Given the limited perspective of a memoir form, a cinematic adaptation has potential to elaborate on its story with additional facets and points of view that may be lacking from its source material. However, “Beautiful Boy” loses this potential by focusing almost exclusively on Nic’s and David’s relationship. Nic’s mother (Amy Ryan) and stepmother (Maura Tierney) make insubstantial appearances in the film more as alternatives to David’s parenting or last-ditch efforts to keep Nic from running away or relapsing again. A crucial family dynamic eludes the film as van Groeningen keeps the spotlight away from Nic’s mother figures and relatives, who certainly feel the effects of his pain and deterioration to a similar degree that David does.
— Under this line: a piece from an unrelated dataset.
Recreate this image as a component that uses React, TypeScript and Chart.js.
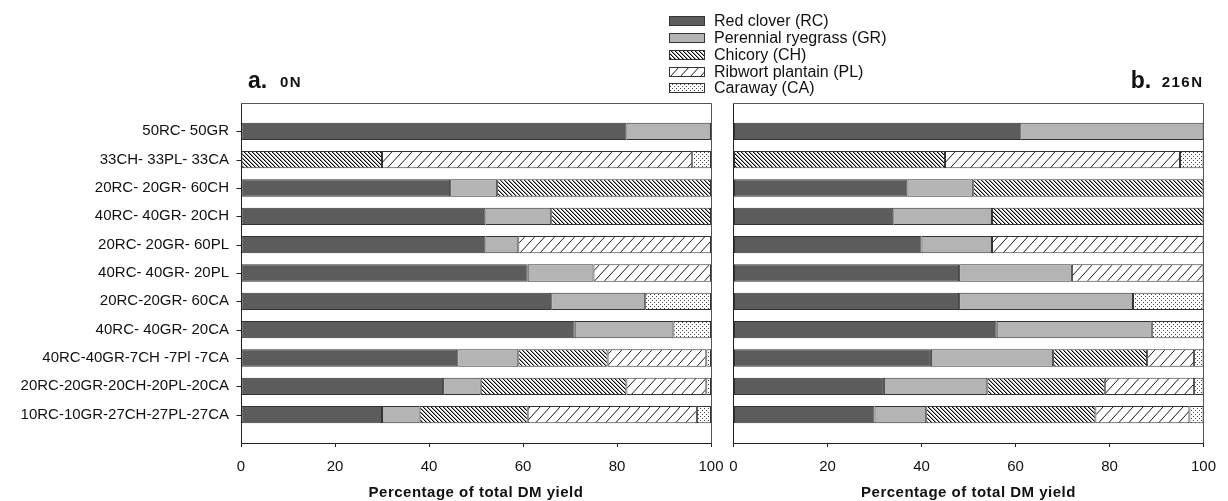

“Beautiful Boy” is a film fixated on extremes; the extremes of relationships and the extremes of addiction are at the forefront, while the slivers of sentiment and mediation are put on the back burner. Moments in which the complexities surrounding addiction and treatment are actually addressed in the movie are artlessly inserted throughout the plot, and, quite literally, tacked on at the end. By devoting so much attention to the highs and lows rather than the intricacies that lie between, “Beautiful Boy” seems more like a star-studded, big-budget anti-drug public-service announcement than a portrait of a distressed family tackling addiction.